_Data shown_
------------------------------------------------------------------------

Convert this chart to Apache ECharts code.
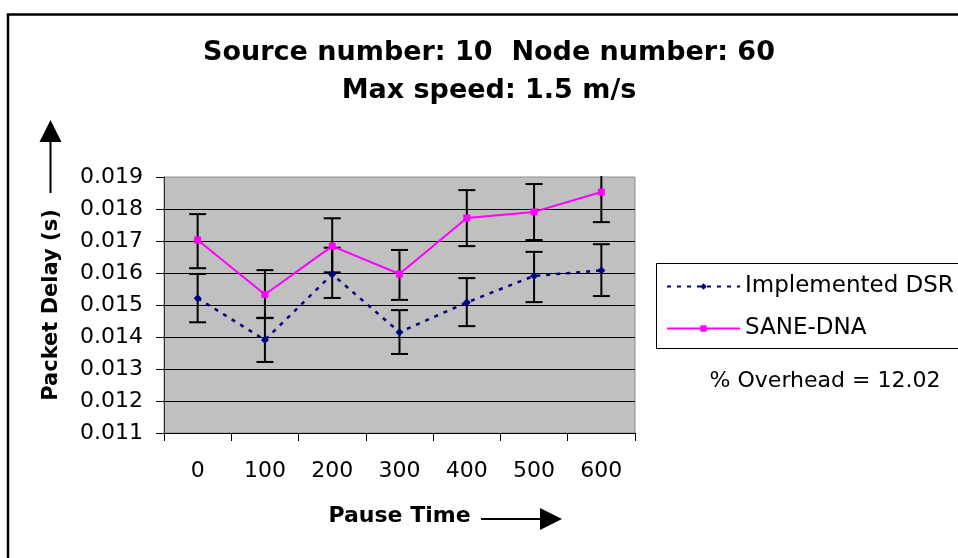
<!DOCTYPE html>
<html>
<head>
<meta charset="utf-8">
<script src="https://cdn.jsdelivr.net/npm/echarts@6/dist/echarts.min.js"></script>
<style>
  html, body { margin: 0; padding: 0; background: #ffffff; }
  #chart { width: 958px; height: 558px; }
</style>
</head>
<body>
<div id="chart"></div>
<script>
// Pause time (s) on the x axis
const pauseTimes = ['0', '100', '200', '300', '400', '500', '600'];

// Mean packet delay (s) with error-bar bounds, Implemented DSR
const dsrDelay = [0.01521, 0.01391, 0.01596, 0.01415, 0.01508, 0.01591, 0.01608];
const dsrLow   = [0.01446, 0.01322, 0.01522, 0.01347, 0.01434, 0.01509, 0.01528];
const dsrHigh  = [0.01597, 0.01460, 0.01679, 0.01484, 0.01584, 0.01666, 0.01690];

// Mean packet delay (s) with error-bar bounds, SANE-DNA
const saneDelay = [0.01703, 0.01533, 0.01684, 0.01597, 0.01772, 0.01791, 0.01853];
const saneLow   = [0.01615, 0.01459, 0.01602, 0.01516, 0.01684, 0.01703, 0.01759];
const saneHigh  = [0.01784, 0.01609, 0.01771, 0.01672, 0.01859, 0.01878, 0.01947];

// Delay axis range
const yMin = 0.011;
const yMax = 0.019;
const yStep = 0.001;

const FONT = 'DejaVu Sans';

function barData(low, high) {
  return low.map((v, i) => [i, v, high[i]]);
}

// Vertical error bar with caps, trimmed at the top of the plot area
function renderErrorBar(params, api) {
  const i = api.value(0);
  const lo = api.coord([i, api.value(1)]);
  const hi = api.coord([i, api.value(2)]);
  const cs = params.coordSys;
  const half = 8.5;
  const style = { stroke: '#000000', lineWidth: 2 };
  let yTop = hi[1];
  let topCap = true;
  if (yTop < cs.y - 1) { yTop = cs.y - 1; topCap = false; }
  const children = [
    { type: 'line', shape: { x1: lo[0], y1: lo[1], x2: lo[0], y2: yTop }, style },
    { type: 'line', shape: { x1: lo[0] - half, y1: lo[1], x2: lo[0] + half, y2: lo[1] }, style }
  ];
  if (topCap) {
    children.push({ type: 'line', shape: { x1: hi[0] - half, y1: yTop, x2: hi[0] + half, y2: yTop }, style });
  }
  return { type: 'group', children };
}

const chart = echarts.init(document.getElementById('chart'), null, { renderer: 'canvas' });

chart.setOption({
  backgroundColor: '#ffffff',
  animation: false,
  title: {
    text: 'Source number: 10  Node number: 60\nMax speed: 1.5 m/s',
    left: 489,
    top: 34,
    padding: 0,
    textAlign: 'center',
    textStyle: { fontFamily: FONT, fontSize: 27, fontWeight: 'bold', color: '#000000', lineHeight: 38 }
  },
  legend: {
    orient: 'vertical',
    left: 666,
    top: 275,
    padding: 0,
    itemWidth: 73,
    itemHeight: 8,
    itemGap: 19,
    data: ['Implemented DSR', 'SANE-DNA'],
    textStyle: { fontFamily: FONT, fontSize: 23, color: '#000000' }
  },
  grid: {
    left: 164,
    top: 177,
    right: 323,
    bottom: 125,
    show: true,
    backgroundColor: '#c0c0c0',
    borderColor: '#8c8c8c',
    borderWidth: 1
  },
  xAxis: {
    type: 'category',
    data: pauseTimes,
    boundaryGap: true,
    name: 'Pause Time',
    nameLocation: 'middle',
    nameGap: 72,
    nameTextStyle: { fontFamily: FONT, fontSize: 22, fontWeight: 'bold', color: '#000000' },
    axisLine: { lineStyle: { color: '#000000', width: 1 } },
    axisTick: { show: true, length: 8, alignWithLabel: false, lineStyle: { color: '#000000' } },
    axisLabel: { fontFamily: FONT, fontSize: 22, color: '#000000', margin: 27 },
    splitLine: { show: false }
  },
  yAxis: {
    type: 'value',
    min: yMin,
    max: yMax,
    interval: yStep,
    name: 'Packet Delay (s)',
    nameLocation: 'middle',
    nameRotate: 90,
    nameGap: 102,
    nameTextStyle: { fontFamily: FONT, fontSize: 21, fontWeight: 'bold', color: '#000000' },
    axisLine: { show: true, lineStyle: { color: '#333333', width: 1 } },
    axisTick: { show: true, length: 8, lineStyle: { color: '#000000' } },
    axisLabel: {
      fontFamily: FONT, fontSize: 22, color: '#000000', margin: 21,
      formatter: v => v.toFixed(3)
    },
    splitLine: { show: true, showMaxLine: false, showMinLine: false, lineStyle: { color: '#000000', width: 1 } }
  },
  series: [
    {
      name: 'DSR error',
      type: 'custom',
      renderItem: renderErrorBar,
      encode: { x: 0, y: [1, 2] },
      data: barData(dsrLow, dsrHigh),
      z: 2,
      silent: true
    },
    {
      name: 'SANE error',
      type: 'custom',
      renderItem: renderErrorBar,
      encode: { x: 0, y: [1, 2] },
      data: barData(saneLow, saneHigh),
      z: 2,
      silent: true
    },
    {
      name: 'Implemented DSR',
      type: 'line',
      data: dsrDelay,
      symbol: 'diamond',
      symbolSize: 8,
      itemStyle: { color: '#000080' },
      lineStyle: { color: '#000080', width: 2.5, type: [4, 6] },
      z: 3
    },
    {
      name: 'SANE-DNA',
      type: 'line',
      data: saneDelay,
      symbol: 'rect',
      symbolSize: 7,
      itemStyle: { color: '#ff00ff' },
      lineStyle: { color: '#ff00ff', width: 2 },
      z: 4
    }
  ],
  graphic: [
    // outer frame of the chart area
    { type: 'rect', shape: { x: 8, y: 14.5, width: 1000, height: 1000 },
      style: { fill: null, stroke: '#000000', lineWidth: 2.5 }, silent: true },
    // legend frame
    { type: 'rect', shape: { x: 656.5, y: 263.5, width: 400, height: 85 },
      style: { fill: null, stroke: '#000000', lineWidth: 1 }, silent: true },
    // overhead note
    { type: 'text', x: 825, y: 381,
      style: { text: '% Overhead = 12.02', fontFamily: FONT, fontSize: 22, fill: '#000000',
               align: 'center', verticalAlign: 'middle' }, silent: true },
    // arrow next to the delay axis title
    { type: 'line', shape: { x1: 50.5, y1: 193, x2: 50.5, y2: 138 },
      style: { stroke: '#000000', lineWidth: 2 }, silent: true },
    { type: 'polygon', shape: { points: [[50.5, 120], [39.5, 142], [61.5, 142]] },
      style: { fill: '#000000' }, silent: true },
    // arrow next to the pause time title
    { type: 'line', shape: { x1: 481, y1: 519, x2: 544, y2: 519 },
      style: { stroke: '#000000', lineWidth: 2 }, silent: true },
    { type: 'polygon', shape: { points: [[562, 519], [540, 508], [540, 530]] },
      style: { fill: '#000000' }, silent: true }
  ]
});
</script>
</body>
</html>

------------------------------------------------------------------------

_Instructions for the task_
Copy nothing but the lines from the top of the data down to the line containing "['0', '100', '200', '300', '400', '500', '600'];", and leave the pictures out.

_Result below_
Convert this chart to Apache ECharts code.
<!DOCTYPE html>
<html>
<head>
<meta charset="utf-8">
<script src="https://cdn.jsdelivr.net/npm/echarts@6/dist/echarts.min.js"></script>
<style>
  html, body { margin: 0; padding: 0; background: #ffffff; }
  #chart { width: 958px; height: 558px; }
</style>
</head>
<body>
<div id="chart"></div>
<script>
// Pause time (s) on the x axis
const pauseTimes = ['0', '100', '200', '300', '400', '500', '600'];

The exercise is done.